→ **TASK OBJECTIVE**
Pictures stay out of the copy; set down each line of the listing below exactly.
***
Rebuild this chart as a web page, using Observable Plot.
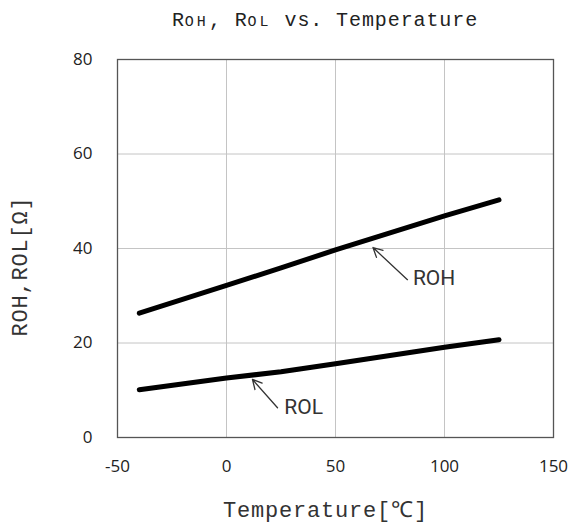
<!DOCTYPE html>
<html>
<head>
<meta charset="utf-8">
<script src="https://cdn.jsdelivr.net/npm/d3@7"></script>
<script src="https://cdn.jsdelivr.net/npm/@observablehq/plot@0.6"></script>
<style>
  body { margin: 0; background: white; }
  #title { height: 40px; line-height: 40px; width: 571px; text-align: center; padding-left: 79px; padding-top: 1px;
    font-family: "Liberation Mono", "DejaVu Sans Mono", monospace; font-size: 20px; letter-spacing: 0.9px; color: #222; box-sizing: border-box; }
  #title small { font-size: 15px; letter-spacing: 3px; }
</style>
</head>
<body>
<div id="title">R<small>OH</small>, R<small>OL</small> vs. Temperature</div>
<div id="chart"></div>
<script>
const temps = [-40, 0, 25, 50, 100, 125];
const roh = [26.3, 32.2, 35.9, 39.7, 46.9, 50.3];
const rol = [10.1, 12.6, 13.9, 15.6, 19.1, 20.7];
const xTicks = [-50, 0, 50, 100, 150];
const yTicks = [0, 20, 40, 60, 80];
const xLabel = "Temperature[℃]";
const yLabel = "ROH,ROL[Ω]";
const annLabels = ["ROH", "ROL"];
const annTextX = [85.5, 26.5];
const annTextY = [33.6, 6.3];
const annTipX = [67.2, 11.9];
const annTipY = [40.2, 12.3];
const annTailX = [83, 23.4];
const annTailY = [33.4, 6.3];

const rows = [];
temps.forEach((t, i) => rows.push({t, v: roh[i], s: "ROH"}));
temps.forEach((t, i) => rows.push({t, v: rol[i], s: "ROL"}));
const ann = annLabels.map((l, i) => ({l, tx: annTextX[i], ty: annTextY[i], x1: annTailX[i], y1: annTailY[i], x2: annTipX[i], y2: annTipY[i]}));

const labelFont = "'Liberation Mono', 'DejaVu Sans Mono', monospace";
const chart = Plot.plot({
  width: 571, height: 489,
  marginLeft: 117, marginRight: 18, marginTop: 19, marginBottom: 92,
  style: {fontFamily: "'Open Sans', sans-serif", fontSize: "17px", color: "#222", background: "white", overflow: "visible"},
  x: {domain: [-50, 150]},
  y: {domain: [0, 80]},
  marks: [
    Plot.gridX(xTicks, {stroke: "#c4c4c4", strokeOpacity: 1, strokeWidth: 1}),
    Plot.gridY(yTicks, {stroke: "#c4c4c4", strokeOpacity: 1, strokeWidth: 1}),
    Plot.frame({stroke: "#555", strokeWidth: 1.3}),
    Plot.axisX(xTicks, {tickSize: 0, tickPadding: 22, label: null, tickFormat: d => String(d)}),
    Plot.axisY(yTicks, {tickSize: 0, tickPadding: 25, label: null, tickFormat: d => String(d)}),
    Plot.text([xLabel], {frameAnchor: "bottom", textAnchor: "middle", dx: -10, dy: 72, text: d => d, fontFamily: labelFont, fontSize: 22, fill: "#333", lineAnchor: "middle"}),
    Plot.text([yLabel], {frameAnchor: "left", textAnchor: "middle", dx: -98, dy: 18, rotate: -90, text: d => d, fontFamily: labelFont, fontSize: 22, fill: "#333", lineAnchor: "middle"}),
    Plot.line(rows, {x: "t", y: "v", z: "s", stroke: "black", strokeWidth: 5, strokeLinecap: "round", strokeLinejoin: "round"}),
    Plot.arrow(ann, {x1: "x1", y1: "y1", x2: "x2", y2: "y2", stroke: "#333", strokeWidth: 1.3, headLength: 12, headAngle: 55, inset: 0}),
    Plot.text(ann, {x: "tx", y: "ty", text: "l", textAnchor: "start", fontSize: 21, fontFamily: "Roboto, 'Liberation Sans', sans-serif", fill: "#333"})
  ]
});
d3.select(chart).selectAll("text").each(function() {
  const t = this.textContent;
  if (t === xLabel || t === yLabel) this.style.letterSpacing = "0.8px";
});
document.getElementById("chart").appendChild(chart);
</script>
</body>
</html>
***
→ **THE ANSWER**
Rebuild this chart as a web page, using Observable Plot.
<!DOCTYPE html>
<html>
<head>
<meta charset="utf-8">
<script src="https://cdn.jsdelivr.net/npm/d3@7"></script>
<script src="https://cdn.jsdelivr.net/npm/@observablehq/plot@0.6"></script>
<style>
  body { margin: 0; background: white; }
  #title { height: 40px; line-height: 40px; width: 571px; text-align: center; padding-left: 79px; padding-top: 1px;
    font-family: "Liberation Mono", "DejaVu Sans Mono", monospace; font-size: 20px; letter-spacing: 0.9px; color: #222; box-sizing: border-box; }
  #title small { font-size: 15px; letter-spacing: 3px; }
</style>
</head>
<body>
<div id="title">R<small>OH</small>, R<small>OL</small> vs. Temperature</div>
<div id="chart"></div>
<script>
const temps = [-40, 0, 25, 50, 100, 125];
const roh = [26.3, 32.2, 35.9, 39.7, 46.9, 50.3];
const rol = [10.1, 12.6, 13.9, 15.6, 19.1, 20.7];
const xTicks = [-50, 0, 50, 100, 150];
const yTicks = [0, 20, 40, 60, 80];
const xLabel = "Temperature[℃]";
const yLabel = "ROH,ROL[Ω]";
const annLabels = ["ROH", "ROL"];
const annTextX = [85.5, 26.5];
const annTextY = [33.6, 6.3];
const annTipX = [67.2, 11.9];
const annTipY = [40.2, 12.3];
const annTailX = [83, 23.4];
const annTailY = [33.4, 6.3];

const rows = [];
temps.forEach((t, i) => rows.push({t, v: roh[i], s: "ROH"}));
temps.forEach((t, i) => rows.push({t, v: rol[i], s: "ROL"}));
const ann = annLabels.map((l, i) => ({l, tx: annTextX[i], ty: annTextY[i], x1: annTailX[i], y1: annTailY[i], x2: annTipX[i], y2: annTipY[i]}));

const labelFont = "'Liberation Mono', 'DejaVu Sans Mono', monospace";
const chart = Plot.plot({
  width: 571, height: 489,
  marginLeft: 117, marginRight: 18, marginTop: 19, marginBottom: 92,
  style: {fontFamily: "'Open Sans', sans-serif", fontSize: "17px", color: "#222", background: "white", overflow: "visible"},
  x: {domain: [-50, 150]},
  y: {domain: [0, 80]},
  marks: [
    Plot.gridX(xTicks, {stroke: "#c4c4c4", strokeOpacity: 1, strokeWidth: 1}),
    Plot.gridY(yTicks, {stroke: "#c4c4c4", strokeOpacity: 1, strokeWidth: 1}),
    Plot.frame({stroke: "#555", strokeWidth: 1.3}),
    Plot.axisX(xTicks, {tickSize: 0, tickPadding: 22, label: null, tickFormat: d => String(d)}),
    Plot.axisY(yTicks, {tickSize: 0, tickPadding: 25, label: null, tickFormat: d => String(d)}),
    Plot.text([xLabel], {frameAnchor: "bottom", textAnchor: "middle", dx: -10, dy: 72, text: d => d, fontFamily: labelFont, fontSize: 22, fill: "#333", lineAnchor: "middle"}),
    Plot.text([yLabel], {frameAnchor: "left", textAnchor: "middle", dx: -98, dy: 18, rotate: -90, text: d => d, fontFamily: labelFont, fontSize: 22, fill: "#333", lineAnchor: "middle"}),
    Plot.line(rows, {x: "t", y: "v", z: "s", stroke: "black", strokeWidth: 5, strokeLinecap: "round", strokeLinejoin: "round"}),
    Plot.arrow(ann, {x1: "x1", y1: "y1", x2: "x2", y2: "y2", stroke: "#333", strokeWidth: 1.3, headLength: 12, headAngle: 55, inset: 0}),
    Plot.text(ann, {x: "tx", y: "ty", text: "l", textAnchor: "start", fontSize: 21, fontFamily: "Roboto, 'Liberation Sans', sans-serif", fill: "#333"})
  ]
});
d3.select(chart).selectAll("text").each(function() {
  const t = this.textContent;
  if (t === xLabel || t === yLabel) this.style.letterSpacing = "0.8px";
});
document.getElementById("chart").appendChild(chart);
</script>
</body>
</html>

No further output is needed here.